# DATA
☆ ☆ ☆

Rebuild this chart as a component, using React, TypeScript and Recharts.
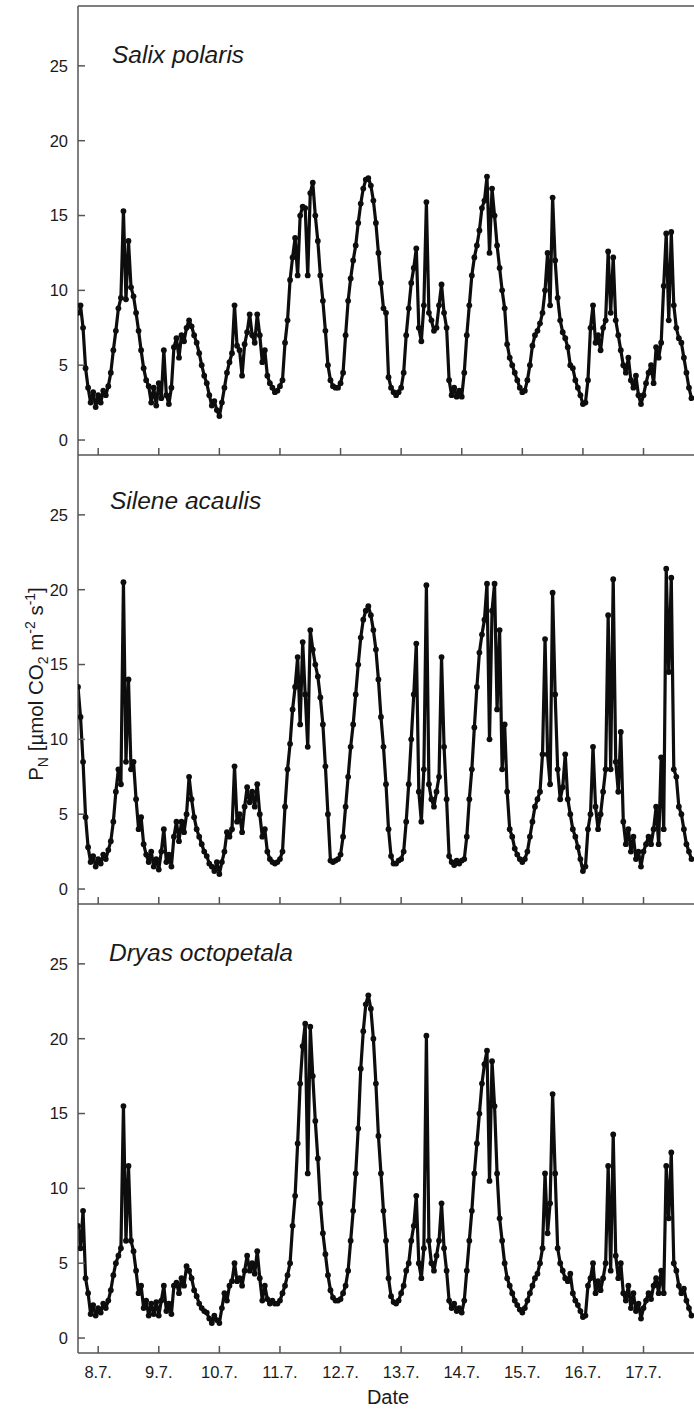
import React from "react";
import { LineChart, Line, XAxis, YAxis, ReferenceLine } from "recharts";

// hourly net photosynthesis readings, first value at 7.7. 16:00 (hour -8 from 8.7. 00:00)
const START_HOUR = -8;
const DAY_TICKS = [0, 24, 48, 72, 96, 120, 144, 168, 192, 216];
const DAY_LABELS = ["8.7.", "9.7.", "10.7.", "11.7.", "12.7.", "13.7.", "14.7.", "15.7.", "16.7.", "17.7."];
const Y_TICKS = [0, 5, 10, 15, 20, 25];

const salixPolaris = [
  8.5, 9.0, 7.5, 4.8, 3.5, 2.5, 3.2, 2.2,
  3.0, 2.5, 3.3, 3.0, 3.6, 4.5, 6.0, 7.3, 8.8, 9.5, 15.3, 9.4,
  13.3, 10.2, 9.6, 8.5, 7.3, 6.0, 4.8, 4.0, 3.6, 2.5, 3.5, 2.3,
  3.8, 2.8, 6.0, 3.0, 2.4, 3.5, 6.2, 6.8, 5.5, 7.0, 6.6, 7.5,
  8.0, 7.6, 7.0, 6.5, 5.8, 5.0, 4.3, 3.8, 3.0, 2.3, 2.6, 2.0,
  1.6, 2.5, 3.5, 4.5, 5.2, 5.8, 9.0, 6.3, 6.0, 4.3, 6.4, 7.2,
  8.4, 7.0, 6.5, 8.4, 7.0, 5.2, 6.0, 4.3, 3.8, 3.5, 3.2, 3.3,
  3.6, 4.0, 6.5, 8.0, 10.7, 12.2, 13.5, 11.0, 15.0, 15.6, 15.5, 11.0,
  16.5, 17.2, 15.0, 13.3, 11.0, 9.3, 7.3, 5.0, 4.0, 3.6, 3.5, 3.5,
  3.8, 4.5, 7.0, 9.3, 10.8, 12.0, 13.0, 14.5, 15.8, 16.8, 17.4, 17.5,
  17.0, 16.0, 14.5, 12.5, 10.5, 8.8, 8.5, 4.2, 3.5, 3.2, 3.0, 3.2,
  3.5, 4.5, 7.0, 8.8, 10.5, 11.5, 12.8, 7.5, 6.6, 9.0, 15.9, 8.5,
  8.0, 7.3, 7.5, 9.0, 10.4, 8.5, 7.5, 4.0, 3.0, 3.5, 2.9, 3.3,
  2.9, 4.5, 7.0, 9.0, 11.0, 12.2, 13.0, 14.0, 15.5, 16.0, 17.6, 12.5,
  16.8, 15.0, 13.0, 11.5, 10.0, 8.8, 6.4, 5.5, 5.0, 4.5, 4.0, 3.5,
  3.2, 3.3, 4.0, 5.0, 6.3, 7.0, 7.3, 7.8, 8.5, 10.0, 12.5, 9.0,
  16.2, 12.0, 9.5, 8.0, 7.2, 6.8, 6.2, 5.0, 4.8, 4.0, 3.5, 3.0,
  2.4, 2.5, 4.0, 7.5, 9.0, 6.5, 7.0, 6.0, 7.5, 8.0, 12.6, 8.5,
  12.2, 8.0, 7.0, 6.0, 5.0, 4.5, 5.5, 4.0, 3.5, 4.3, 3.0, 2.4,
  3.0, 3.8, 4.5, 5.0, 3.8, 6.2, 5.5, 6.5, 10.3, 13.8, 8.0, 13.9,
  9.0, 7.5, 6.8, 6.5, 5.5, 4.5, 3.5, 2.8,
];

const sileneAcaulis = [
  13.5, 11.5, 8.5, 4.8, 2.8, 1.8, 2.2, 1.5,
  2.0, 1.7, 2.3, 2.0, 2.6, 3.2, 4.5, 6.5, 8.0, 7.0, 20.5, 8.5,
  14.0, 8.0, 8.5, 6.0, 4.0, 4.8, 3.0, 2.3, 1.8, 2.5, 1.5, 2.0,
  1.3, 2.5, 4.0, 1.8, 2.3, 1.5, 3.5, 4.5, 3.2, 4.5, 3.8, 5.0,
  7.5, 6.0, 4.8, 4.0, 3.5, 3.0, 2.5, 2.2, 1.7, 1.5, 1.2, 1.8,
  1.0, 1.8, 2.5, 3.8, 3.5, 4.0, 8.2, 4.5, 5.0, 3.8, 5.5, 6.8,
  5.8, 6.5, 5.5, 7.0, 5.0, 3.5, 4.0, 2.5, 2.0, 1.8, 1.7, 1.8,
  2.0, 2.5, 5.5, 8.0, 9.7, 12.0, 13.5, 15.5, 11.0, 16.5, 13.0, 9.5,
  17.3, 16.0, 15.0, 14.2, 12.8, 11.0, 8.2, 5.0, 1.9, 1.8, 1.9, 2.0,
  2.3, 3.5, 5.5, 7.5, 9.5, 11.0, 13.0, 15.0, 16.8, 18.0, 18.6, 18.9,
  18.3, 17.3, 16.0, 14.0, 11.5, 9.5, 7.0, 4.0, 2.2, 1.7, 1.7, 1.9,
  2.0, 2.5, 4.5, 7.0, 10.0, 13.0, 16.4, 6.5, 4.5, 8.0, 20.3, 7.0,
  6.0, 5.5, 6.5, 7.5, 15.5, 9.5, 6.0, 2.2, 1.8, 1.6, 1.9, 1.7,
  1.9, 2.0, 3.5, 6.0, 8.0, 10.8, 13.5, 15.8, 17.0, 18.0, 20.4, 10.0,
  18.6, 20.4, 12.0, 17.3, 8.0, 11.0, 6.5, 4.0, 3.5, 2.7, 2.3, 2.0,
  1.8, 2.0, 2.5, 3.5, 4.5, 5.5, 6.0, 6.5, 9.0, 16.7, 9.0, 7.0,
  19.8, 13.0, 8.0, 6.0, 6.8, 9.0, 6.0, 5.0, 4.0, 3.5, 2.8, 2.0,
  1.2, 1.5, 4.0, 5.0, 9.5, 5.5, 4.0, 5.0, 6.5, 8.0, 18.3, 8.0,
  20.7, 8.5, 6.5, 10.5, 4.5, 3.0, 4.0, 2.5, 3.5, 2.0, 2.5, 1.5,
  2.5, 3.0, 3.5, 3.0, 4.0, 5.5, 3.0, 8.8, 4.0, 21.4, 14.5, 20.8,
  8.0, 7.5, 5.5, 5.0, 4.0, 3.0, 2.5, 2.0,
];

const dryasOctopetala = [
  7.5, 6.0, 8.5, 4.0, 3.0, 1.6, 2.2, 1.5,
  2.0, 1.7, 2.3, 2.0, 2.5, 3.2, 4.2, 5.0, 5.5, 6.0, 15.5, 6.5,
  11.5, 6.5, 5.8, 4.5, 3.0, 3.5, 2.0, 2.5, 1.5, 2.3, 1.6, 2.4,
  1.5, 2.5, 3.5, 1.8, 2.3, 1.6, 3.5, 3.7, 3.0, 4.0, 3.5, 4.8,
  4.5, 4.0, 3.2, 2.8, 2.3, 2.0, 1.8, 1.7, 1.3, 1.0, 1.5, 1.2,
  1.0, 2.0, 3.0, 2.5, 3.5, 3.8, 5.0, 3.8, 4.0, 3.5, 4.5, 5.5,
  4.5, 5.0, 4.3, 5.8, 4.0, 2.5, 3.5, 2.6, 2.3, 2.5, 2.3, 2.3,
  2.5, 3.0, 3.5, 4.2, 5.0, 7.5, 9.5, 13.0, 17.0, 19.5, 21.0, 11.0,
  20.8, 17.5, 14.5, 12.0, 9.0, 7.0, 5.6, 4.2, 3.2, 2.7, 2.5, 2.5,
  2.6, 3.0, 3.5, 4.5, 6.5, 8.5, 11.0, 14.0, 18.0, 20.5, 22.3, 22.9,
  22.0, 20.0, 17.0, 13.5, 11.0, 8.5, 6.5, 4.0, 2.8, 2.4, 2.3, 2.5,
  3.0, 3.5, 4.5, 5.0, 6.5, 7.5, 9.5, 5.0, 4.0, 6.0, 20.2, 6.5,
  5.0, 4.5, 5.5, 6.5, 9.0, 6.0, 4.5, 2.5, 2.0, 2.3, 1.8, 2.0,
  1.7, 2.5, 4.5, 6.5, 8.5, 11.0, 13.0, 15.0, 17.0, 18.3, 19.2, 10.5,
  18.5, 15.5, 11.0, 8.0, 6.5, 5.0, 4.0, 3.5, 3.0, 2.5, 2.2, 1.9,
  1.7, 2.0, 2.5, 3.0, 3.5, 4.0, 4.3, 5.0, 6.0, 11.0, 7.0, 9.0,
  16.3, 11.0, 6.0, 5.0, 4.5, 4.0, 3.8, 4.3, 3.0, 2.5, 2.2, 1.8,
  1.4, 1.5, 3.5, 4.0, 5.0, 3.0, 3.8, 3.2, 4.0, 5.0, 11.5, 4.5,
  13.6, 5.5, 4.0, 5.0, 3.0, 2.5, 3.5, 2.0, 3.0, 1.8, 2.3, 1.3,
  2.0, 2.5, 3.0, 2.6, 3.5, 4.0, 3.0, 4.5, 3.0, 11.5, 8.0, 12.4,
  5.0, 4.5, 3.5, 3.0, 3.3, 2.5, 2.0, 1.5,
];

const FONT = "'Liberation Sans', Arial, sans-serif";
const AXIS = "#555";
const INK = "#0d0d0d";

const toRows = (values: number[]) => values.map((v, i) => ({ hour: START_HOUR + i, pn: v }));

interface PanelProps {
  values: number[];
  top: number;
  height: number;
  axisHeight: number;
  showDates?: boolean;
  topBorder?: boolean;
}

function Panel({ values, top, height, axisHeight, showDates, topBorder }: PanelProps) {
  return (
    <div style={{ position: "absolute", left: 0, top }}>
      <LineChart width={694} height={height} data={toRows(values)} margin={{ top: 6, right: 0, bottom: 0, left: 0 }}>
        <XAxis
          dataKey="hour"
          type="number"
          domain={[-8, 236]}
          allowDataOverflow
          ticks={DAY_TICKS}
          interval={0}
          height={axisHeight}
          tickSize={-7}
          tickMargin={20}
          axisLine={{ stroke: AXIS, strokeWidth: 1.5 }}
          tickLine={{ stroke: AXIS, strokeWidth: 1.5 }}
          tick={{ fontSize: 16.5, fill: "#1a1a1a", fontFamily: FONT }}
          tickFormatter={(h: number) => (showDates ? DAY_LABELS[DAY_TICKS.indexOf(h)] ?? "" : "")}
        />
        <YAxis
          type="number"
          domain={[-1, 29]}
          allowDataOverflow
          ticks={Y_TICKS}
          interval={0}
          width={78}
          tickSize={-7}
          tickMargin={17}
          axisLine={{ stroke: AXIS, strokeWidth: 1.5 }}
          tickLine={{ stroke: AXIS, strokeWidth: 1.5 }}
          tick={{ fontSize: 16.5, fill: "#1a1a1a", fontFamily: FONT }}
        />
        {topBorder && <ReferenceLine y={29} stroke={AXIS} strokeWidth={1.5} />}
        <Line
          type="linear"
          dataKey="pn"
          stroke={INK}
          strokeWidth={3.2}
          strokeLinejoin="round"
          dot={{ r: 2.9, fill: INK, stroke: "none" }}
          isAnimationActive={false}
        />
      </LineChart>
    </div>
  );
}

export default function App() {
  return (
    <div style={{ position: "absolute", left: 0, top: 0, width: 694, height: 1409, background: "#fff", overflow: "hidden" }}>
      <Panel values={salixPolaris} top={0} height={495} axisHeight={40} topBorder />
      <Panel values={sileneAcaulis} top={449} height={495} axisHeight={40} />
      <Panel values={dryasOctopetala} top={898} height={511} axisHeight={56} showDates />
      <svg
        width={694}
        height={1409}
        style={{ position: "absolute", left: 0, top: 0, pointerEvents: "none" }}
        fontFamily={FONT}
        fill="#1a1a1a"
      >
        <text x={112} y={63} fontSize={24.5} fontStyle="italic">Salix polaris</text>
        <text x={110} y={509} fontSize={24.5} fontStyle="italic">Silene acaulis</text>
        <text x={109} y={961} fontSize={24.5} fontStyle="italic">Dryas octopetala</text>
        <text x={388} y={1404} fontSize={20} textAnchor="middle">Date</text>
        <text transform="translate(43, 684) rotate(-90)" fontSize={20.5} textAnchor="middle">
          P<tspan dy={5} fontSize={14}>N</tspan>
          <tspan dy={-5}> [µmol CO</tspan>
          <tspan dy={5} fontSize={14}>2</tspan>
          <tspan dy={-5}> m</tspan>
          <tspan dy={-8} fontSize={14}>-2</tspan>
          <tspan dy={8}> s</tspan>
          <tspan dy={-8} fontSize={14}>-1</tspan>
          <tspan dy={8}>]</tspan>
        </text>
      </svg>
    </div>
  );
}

☆ ☆ ☆

# GIVEN TASK
Scan the listing above. Gather each line that contains the word "React".

# RESULT BELOW
Rebuild this chart as a component, using React, TypeScript and Recharts.
import React from "react";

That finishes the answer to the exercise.